The court also notes that the risk of confusion to prospective purchasers is greatly lessened by the fact that purchasers would find it very difficult to obtain C-Cure labeled products in Canada or New York, because C-Cure products are no longer marketed *816 or sold in either area. Further, the extremely low volume of C-Cure labeled product sales in New York State between 1978 and 1981 and plaintiff's decision to abandon the New York State market is some indication of the lack of prospective purchaser awareness of the product. Coupled with this factor is Secure Adhesives' own extremely low volume of sales in New York State. Additionally, the court notes that plaintiff does not advertise in Canada or elsewhere that its products are available in Canada (Docket Item 65, Johansen Affidavit). While there is evidence that old C-Cure stock manufactured by Secure and sold by Olympia is still available for purchase in Canada, there is no indication that this is true in New York.

Thus, any confusion to prospective purchasers would seem to occur when these purchasers attempted to obtain formerly available C-Cure products and received Secure products instead, believing that they had purchased C-Cure products. Nevertheless, there is no evidence that this confusion has occurred (see discussion, infra), and if such confusion exists, plaintiff has also contributed to this type of confusion.
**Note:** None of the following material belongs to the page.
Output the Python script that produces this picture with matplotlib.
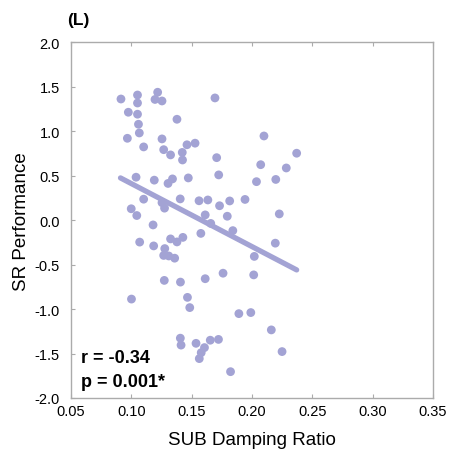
import matplotlib
matplotlib.use("Agg")
import matplotlib.pyplot as plt

plt.rcParams['font.family'] = ['Liberation Sans', 'DejaVu Sans']

# damping ratio vs SR performance
damping = [0.0914, 0.1051, 0.1051, 0.1218, 0.1196, 0.1254, 0.0975, 0.1051, 0.1059, 0.1066,
           0.0967, 0.1102, 0.1378, 0.1254, 0.1268, 0.1325, 0.1461, 0.1528, 0.1422, 0.1424,
           0.1693, 0.2099, 0.1707, 0.1724, 0.2072, 0.2284, 0.2370, 0.2037, 0.2197, 0.1039,
           0.1190, 0.1304, 0.1341, 0.1472, 0.1942, 0.1815, 0.1731, 0.1634, 0.1561, 0.1405,
           0.1254, 0.1275, 0.1102, 0.0999, 0.1045, 0.1612, 0.1795, 0.2226, 0.1658, 0.1841,
           0.1180, 0.1576, 0.2193, 0.2019, 0.1760, 0.2014, 0.1612, 0.1069, 0.1185, 0.1325,
           0.1378, 0.1427, 0.1277, 0.1268, 0.1310, 0.1359, 0.1273, 0.1407, 0.1001, 0.1465,
           0.1484, 0.1891, 0.1990, 0.2160, 0.2249, 0.1822, 0.1406, 0.1412, 0.1536, 0.1606,
           0.1654, 0.1722, 0.1579, 0.1563]
performance = [1.364, 1.409, 1.319, 1.440, 1.359, 1.342, 1.215, 1.193, 1.080, 0.982,
               0.922, 0.825, 1.136, 0.915, 0.794, 0.735, 0.849, 0.867, 0.763, 0.678,
               1.376, 0.948, 0.704, 0.510, 0.625, 0.588, 0.754, 0.434, 0.459, 0.484,
               0.451, 0.414, 0.465, 0.476, 0.234, 0.217, 0.163, 0.228, 0.219, 0.240,
               0.198, 0.136, 0.237, 0.129, 0.053, 0.060, 0.045, 0.071, -0.036, -0.117,
               -0.053, -0.148, -0.258, -0.407, -0.596, -0.615, -0.658, -0.246, -0.289, -0.210,
               -0.244, -0.193, -0.319, -0.396, -0.402, -0.427, -0.677, -0.696, -0.887, -0.868,
               -0.983, -1.051, -1.039, -1.234, -1.478, -1.704, -1.327, -1.405, -1.385, -1.433,
               -1.350, -1.341, -1.490, -1.557]

# regression line ends
fit_x = [0.091, 0.237]
fit_y = [0.476, -0.559]

xticks = [0.05, 0.10, 0.15, 0.20, 0.25, 0.30, 0.35]
yticks = [-2.0, -1.5, -1.0, -0.5, 0.0, 0.5, 1.0, 1.5, 2.0]

color = '#a3a3d4'
grey = '#ababab'

fig = plt.figure(figsize=(4.66, 4.52), dpi=100)
ax = fig.add_axes([0.1524, 0.1173, 0.7768, 0.7865])

ax.scatter(damping, performance, s=40, color=color, edgecolors='none', zorder=3)
ax.plot(fit_x, fit_y, color=color, linewidth=3.8, solid_capstyle='round', zorder=2)

ax.set_xlim(0.05, 0.35)
ax.set_ylim(-2.0, 2.0)
ax.set_xticks(xticks)
ax.set_yticks(yticks)
ax.set_xticklabels([f"{t:.2f}" for t in xticks])
ax.set_yticklabels([f"{t:.1f}" for t in yticks])

for s in ax.spines.values():
    s.set_color(grey)
    s.set_linewidth(1.0)

ax.tick_params(direction='in', length=3, color=grey, labelsize=10.5,
               top=True, right=False)
ax.tick_params(axis='y', pad=8)
ax.tick_params(axis='x', pad=4)

ax.set_xlabel("SUB Damping Ratio", fontsize=13.5, labelpad=10)
ax.set_ylabel("SR Performance", fontsize=13.5, labelpad=3)

ax.text(0.028, 0.115, "r = -0.34", transform=ax.transAxes, fontsize=13,
        fontweight='bold', va='center')
ax.text(0.028, 0.045, "p = 0.001*", transform=ax.transAxes, fontsize=13,
        fontweight='bold', va='center')

fig.text(0.143, 0.955, "(L)", fontsize=12.5, fontweight='bold', va='center')

fig.savefig("out.png", dpi=100)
In several advertisements placed in trade magazines in 1981, C-Cure Chemical stated "Secure your job with C-Cure Adhesives," although C-Cure labeled products are sold in bags with the trademark "C-Cure" in bold letters followed directly underneath by "C-Cure Chemical Co., Inc." (Docket Item 4, Exhibit F; Docket Item 82, Exhibit H). In the January 1982 edition of Tile Letter, the February 1982 edition of Flooring, the March 1982 editions of Western Floors and Tile and Decorative Surfaces, and the August 1982 edition of Tile and Decorative Surfaces, plaintiff placed advertisements which stated in bold letters "The C-Cure™ [sic] Network Coast-to-Coast, and Close to You," followed by two descriptive paragraphs which began, "There is a C-Cure Manufacturing Facility Close to You." Listed among plaintiff's "manufacturing affiliates" was "Secure Adhesives, Buffalo, New York" (Docket Item 4, Exhibit F; Docket Item 82, Exhibit I). Plaintiff has not explained why Secure Adhesives was included as an affiliate and as part of the C-Cure "network" in these advertisements when in fact the relationship between the two corporations terminated in 1981. As a result, risk of confusion to prospective purchasers must be shared, at least in part, by the plaintiff.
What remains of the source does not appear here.